Methods: After IRB approval, we identified patients with stage IIIC/IV epithelial ovarian cancer with banked prediagnostic fasting serum. Serum was assayed for levels of total cholesterol (TC), high-density lipoprotein (HDL), and triglycerides (TG). LDL was calculated by subtraction of TG/5 and HDL from TC. Data were examined using Fisher's exact, Kaplan-Meier, and Cox regression analyses.
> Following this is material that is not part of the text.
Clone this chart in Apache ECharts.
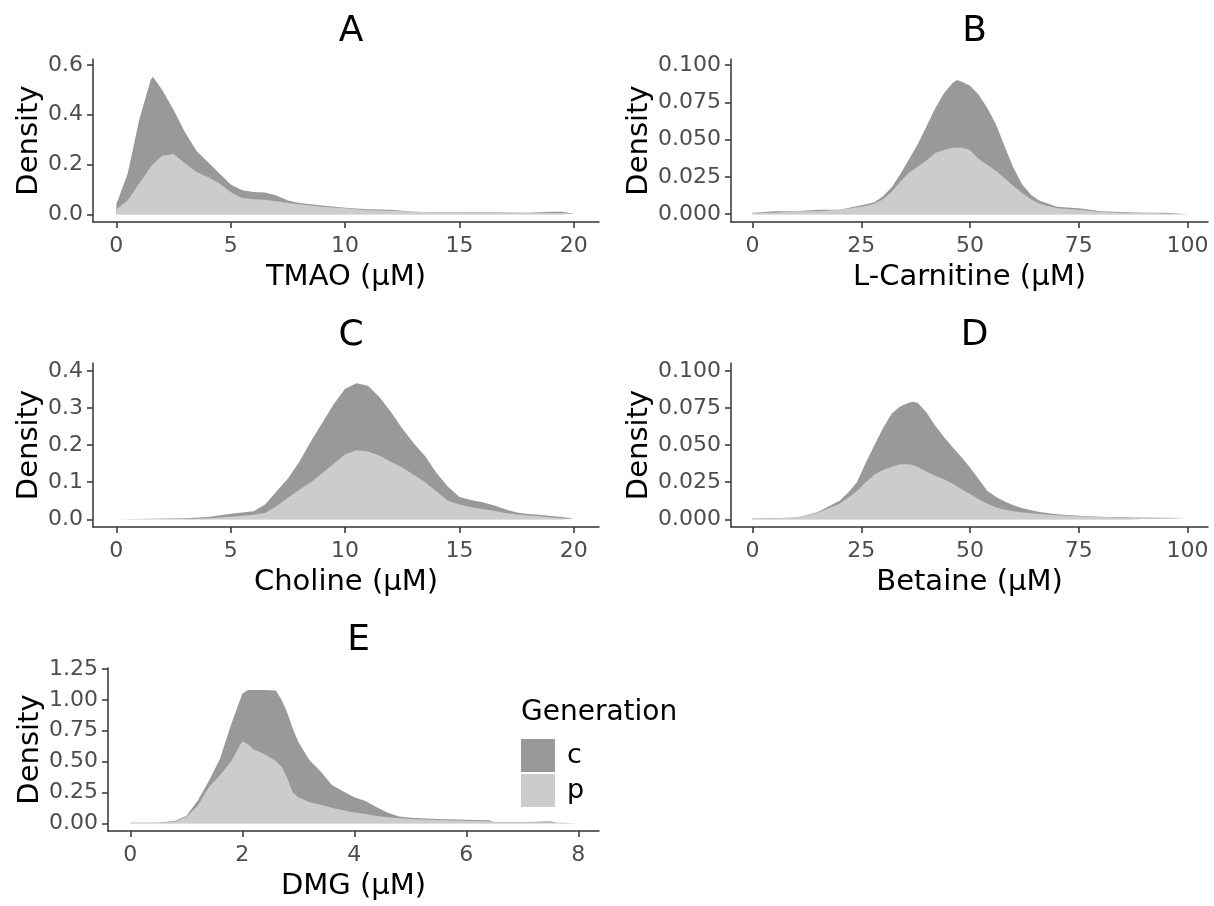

Results: One hundred thirty-two patients were studied. Twenty-six percent of patients had elevated LDL; 18% had elevated TC; 32% had elevated TG; and 48% had elevated HDL. No univariate associations were identified between elevated TC, HDL, TG, LDL and age, stage IV disease, high grade, or optimal cytoreduction. Median progression-free survival for patients with normal LDL levels was 27 months, compared to 12 months for patients with elevated LDL (p=0.0004). Overall disease-specific survival was longer for patients with normal LDL levels (59 months) compared to those with elevated LDL (51 months, p=0.04). Multivariate analysis indicated that LDL retained significance as an independent predictor of survival, after controlling for age, stage, grade, and suboptimal cytoreduction (p=0.003).
Conclusions: These data suggest LDL is a significant predictor of clinical outcome, and warrant the further study of lipoproteins and statins on epithelial ovarian cancer biology.